'''
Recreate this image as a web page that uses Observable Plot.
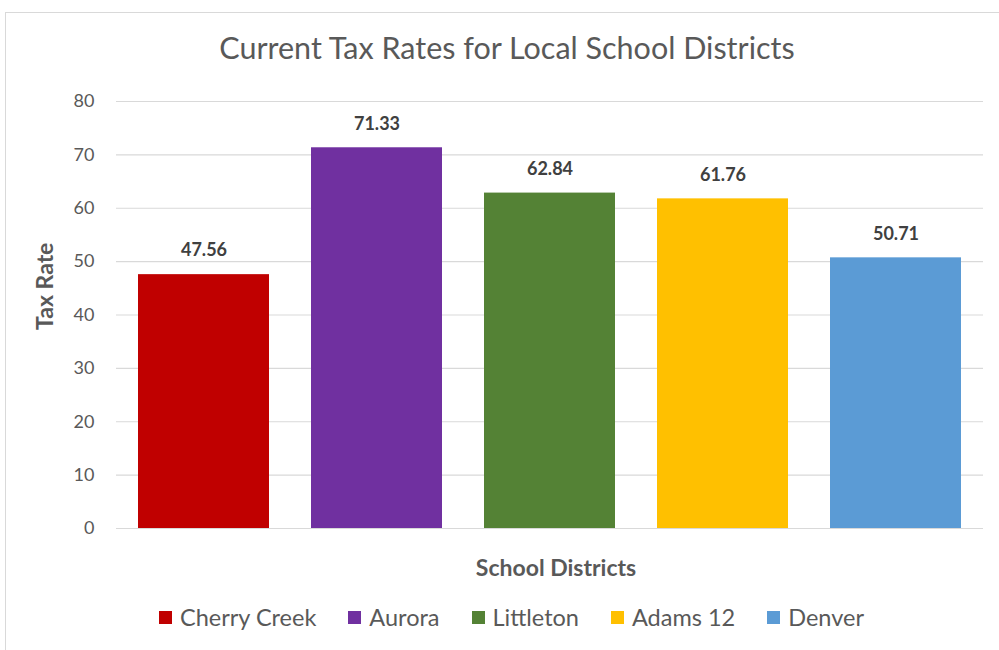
<!DOCTYPE html>
<html>
<head>
<meta charset="utf-8">
<script src="https://cdn.jsdelivr.net/npm/d3@7"></script>
<script src="https://cdn.jsdelivr.net/npm/@observablehq/plot@0.6"></script>
<style>
  html, body { margin: 0; padding: 0; background: #fff; width: 999px; height: 650px; overflow: hidden; }
  #frame { position: absolute; left: 5px; top: 12px; width: 1100px; height: 800px; border: 1.5px solid #d9d9d9; box-sizing: border-box; }
  #title { position: absolute; left: 0; top: 29px; width: 1014px; text-align: center; font-family: Lato, sans-serif; font-size: 30.5px; color: #595959; white-space: nowrap; }
  #chart { position: absolute; left: 0; top: 75px; }
  #legend { position: absolute; left: 0; top: 603px; width: 1023px; display: flex; justify-content: center; gap: 32px; font-family: Lato, sans-serif; font-size: 23.5px; color: #595959; }
  .item { display: flex; align-items: center; gap: 8px; }
  .sw { width: 13px; height: 13px; display: inline-block; }
</style>
</head>
<body>
<div id="frame"></div>
<div id="title">Current Tax Rates for Local School Districts</div>
<div id="chart"></div>
<div id="legend"></div>
<script>
const districts = ["Cherry Creek", "Aurora", "Littleton", "Adams 12", "Denver"];
const taxRates = [47.56, 71.33, 62.84, 61.76, 50.71];
const colors = ["#C00000", "#7030A0", "#548235", "#FFC000", "#5B9BD5"];
const yTicks = [0, 10, 20, 30, 40, 50, 60, 70, 80];

const data = districts.map((d, i) => ({district: d, rate: taxRates[i]}));

const chart = Plot.plot({
  width: 999,
  height: 520,
  marginLeft: 116,
  marginRight: 16,
  marginTop: 26,
  marginBottom: 67,
  style: {background: "transparent", fontFamily: "Lato, sans-serif", fontSize: "18px", color: "#595959"},
  x: {domain: districts, type: "band", paddingInner: 0.245, paddingOuter: 0.1225, axis: null},
  y: {domain: [0, 80], axis: null},
  color: {domain: districts, range: colors},
  marks: [
    Plot.gridY(yTicks, {stroke: "#d9d9d9", strokeOpacity: 1, strokeWidth: 1.2}),
    Plot.barY(data, {x: "district", y: "rate", fill: "district"}),
    Plot.axisY(yTicks, {tickSize: 0, tickPadding: 22, fill: "#595959", fontSize: 18, label: null}),
    Plot.text(data, {x: "district", y: "rate", text: d => d.rate.toFixed(2), dy: -24, fontWeight: "bold", fill: "#404040", fontSize: 18}),
    Plot.text(["Tax Rate"], {frameAnchor: "left", rotate: -90, dx: -71, dy: 15, fontWeight: "bold", fill: "#595959", fontSize: 23}),
    Plot.text(["School Districts"], {frameAnchor: "bottom", dx: 6, dy: 47, fontWeight: "bold", fill: "#595959", fontSize: 23})
  ]
});
document.getElementById("chart").appendChild(chart);

const legend = document.getElementById("legend");
districts.forEach((d, i) => {
  const item = document.createElement("div");
  item.className = "item";
  const sw = document.createElement("span");
  sw.className = "sw";
  sw.style.background = colors[i];
  const t = document.createElement("span");
  t.textContent = d;
  item.appendChild(sw);
  item.appendChild(t);
  legend.appendChild(item);
});
</script>
</body>
</html>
'''
YOUR OBJECTIVE: Repeat the listing above exactly from its first line to the line containing "const data = districts.map((d, i)", both included, and omit the pictures.

SOLUTION TO THIS TASK:
Recreate this image as a web page that uses Observable Plot.
<!DOCTYPE html>
<html>
<head>
<meta charset="utf-8">
<script src="https://cdn.jsdelivr.net/npm/d3@7"></script>
<script src="https://cdn.jsdelivr.net/npm/@observablehq/plot@0.6"></script>
<style>
  html, body { margin: 0; padding: 0; background: #fff; width: 999px; height: 650px; overflow: hidden; }
  #frame { position: absolute; left: 5px; top: 12px; width: 1100px; height: 800px; border: 1.5px solid #d9d9d9; box-sizing: border-box; }
  #title { position: absolute; left: 0; top: 29px; width: 1014px; text-align: center; font-family: Lato, sans-serif; font-size: 30.5px; color: #595959; white-space: nowrap; }
  #chart { position: absolute; left: 0; top: 75px; }
  #legend { position: absolute; left: 0; top: 603px; width: 1023px; display: flex; justify-content: center; gap: 32px; font-family: Lato, sans-serif; font-size: 23.5px; color: #595959; }
  .item { display: flex; align-items: center; gap: 8px; }
  .sw { width: 13px; height: 13px; display: inline-block; }
</style>
</head>
<body>
<div id="frame"></div>
<div id="title">Current Tax Rates for Local School Districts</div>
<div id="chart"></div>
<div id="legend"></div>
<script>
const districts = ["Cherry Creek", "Aurora", "Littleton", "Adams 12", "Denver"];
const taxRates = [47.56, 71.33, 62.84, 61.76, 50.71];
const colors = ["#C00000", "#7030A0", "#548235", "#FFC000", "#5B9BD5"];
const yTicks = [0, 10, 20, 30, 40, 50, 60, 70, 80];

const data = districts.map((d, i) => ({district: d, rate: taxRates[i]}));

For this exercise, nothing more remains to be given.